Texas is facing a $15 billion revenue shortfall, and few corners of state government were spared in the draft proposal for the next two years. The Texas Constitution requires a balanced budget, and Republican leaders have vowed not to raise taxes.
Public education may be the hardest hit. The proposed $5 billion cut to public schools would include slashing arts education, pre-kindergarten programs and teacher incentive pay.
The initial budget proposal also calls for four community colleges to close and cuts higher education financial aid.
At the state capitol Wednesday House Democrats took turns talking about key points to the proposed budget cuts.
Rep. Veronica Gonzales, D-McAllen, said, “If you are a first generation college degree seeker your dream is going to halt.”
Rep. Joaquin Castro, D-San Antonio, said the cuts are like asking an anorexic person to lose more weight.

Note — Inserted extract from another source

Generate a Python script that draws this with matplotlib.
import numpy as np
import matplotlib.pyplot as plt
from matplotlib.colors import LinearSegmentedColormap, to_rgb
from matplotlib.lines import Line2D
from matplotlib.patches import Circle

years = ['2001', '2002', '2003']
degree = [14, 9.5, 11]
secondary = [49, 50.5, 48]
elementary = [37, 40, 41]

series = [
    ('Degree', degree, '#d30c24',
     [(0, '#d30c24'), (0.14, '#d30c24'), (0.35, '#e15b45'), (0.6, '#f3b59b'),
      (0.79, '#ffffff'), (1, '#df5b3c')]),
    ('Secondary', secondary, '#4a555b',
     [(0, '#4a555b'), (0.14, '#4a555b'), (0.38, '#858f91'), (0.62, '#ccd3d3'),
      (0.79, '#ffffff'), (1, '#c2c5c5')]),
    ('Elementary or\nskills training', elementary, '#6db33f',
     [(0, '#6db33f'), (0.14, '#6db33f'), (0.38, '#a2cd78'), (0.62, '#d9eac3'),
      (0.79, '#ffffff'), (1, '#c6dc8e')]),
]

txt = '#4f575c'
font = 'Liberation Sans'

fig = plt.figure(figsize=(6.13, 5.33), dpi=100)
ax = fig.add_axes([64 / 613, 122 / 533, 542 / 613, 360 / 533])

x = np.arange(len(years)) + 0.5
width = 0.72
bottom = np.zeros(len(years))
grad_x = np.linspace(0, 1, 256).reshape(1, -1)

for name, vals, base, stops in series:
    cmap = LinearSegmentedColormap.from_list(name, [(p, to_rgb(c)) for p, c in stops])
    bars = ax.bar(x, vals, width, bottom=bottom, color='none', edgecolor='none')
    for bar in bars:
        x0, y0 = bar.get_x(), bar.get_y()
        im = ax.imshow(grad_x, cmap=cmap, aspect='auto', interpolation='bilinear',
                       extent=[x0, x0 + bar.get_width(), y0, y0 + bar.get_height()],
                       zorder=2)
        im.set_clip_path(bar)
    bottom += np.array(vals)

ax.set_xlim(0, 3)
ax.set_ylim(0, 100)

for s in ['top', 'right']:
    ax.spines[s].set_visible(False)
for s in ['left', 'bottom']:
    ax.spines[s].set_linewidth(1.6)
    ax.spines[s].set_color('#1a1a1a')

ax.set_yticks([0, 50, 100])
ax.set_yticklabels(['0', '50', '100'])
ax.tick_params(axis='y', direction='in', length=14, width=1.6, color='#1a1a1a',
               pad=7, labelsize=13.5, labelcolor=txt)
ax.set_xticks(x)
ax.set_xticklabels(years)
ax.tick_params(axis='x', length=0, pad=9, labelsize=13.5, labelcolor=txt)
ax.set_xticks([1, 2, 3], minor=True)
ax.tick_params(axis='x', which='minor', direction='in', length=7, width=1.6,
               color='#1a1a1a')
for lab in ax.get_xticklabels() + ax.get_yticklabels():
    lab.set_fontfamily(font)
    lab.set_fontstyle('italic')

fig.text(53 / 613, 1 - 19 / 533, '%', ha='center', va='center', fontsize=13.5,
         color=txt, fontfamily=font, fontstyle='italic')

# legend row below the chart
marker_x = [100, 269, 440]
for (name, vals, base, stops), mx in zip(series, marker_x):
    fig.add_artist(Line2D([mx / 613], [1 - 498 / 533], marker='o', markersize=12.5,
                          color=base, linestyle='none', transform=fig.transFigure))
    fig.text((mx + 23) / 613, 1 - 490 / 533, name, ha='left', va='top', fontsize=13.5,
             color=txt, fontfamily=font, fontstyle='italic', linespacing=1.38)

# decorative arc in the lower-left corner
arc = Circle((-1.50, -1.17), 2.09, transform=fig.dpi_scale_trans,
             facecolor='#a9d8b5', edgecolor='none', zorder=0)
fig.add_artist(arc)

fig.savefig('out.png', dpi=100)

Even House Republicans are not happy with this budget proposal. Wednesday Rep. Jim Pitts, R-Waxahachie, who submitted the first draft of this budget, said "it's a work in progress."
According to Rep. Garnet Coleman, D-Houston, Texas is currently generating $75 billion in revenue, but needs to generate $99 billion in order to keep services at their current level.
Every democrat KEYE TV asked about the budget situation said, "It’s raining," referring to the state’s $9.4 billion Rainy Day Fund intended for emergencies. The budget proposal by Rep. Pitts does not tap into that fund.
One thing is clear though, the decisions that legislators make during this session regarding budget cuts will affect the future of Texas for years to come.